Tränen nach Gerichtsurteil
Der Angeklagte soll seine Frau auf der Straße in Heiligenhaus überfallen und verletzt haben.
Als das Urteil verkündet wird, bricht der Angeklagte in Tränen aus. Der Vorsitzende Richter Jochen Kötter schickte den Mazedonier wegen versuchten Totschlags für vier Jahre und sechs Monate in Haft. Das Opfer, seine 38-jährige Ehefrau, war am 28. Juli 2023 in den Mittagsstunden mit ihrer Tochter (11) und einer Bekannten (24) auf dem Verbindungsweg zwischen der Höseler Straße und der Harzstraße unterwegs. Dort schlug der Angeklagte die Frau erst mit einem Ast, dann stach er ihr mit einem Messer in den Rücken. Als die Messerklinge abbricht, zieht er die Frau an den Haaren, zerrt sie zu Boden und schlägt ihr mit den Fäusten ins Gesicht. Ein Bauarbeiter und zwei Müllwerker hatten die Hilferufe der Frau gehört und Ismet R. daran gehindert, weiter auf das Opfer einzuschlagen. Die drei Männer hielten den Angeklagten bis zum Eintreffen der Polizei fest.
Man kann von einem milden Urteil sprechen angesichts dessen, was dem 41-Jährigen vorgeworfen wurde. Dabei räumte der Vorsitzende strafmildernd ein, das man das Opfer nicht habe befragen können. Die 38-Jährige hatte die städtische Unterkunft in der Harzstraße im vergangenen Dezember plötzlich verlassen, nachdem sie die Aufforderung zur Abschiebung bekommen hatte. In der Urteilsbegründung stellte Kötter klar, dass beinahe die Bauchhöhle der Frau verletzt worden und die Kammer von der Tötungsabsicht des Angeklagten ausgegangen sei: „Es war sehr knapp, ein tiefer Stich.“Bereits im Vorfeld der Tat soll es häusliche Gewalt gegeben haben, die Ehefrau des Angeklagten soll sich vor drei Jahren – kurz nach der Ankunft der Familie in Deutschland – noch in der Erstaufnahmeeinrichtung an die Bezirksregierung gewandt haben. Ihr Mann würde sie verprügeln und zum Betteln zwingen, einer Sozialarbeiterin soll sie Schnittverletzungen am Rücken gezeigt haben. Daraufhin wurde sie mit der Tochter nach Heiligenhaus verlegt, der Angeklagte soll zur Tatzeit ohne festen Wohnsitz gewesen sein. Im Februar 2023 stand der 41-Jährige vor der Einrichtung in der Harzstraße und rief lautstark nach seiner Lebensgefährtin und der Tochter. Die Frau soll den Notruf gewählt und wutentbrannt hinaus gelaufen sein, die Polizisten nahmen den Angeklagten mit auf die Wache.

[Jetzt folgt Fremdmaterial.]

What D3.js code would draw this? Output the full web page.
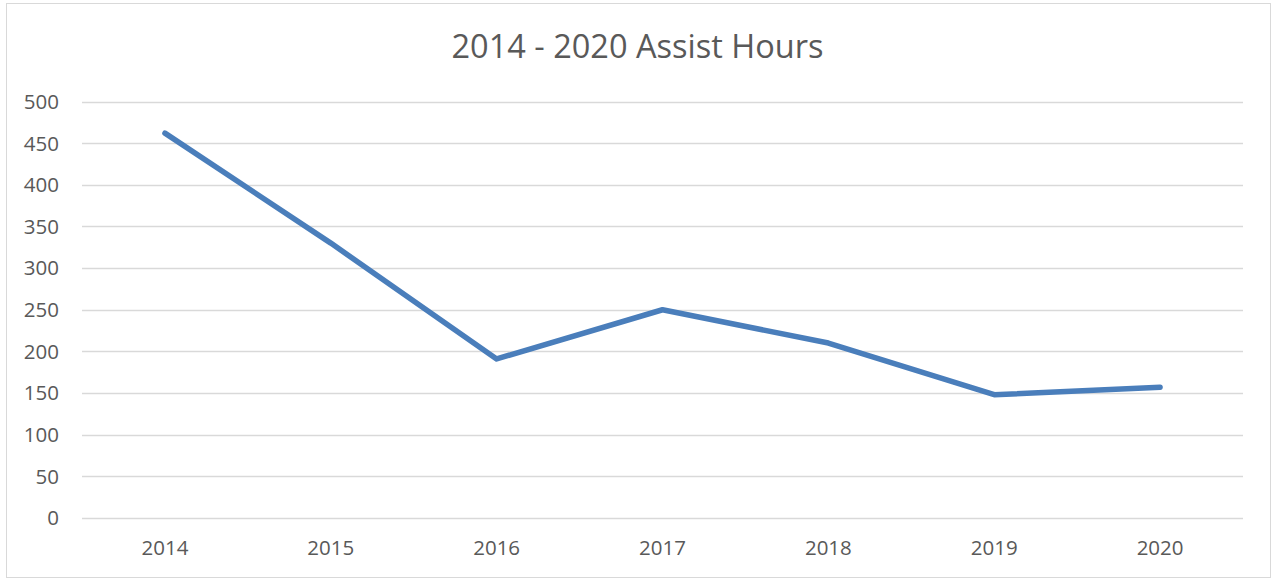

Zwei Wochen vor der Messerattacke hatte es ein Gespräch am „runden Tisch“wegen angeblicher Nachstellungen des Angeklagten gegeben, an dem auch eine Mitarbeiterin des SKFM teilgenommen hatte. Mehrfach soll die Ehefrau bei der Polizei über massive Bedrohungen durch den Angeklagten geklagt haben. Man könne nicht zweifelsfrei sagen, was dran sei an den erhobenen Anschuldigungen, so der Vorsitzende. Die Frau habe unter anderem behauptet, dass der 41-Jährige ständig Alkohol trinke – dafür gebe es aus Sicht der Kammer keine Anzeichen. Ebenso wenig gebe es Beweise, dass er jemanden beauftragt habe, allabendlich an der Unterkunft an der Harzstraße zu klingeln.
Dass es Streit und Anschuldigungen gebe in den städtischen Unterkünften, höre er oft von den Bewohnern, so hatte es ein Sozialarbeiter im Zeugenstand gesagt. Oftmals stimme das nicht – stattdessen gehe es darum, in einen anderen Ort verlegt werden zu wollen. Zu diesem Zweck würden auch Atteste von Ärzten vorgelegt werden, um dem Anliegen entsprechend Nachdruck zu verleihen.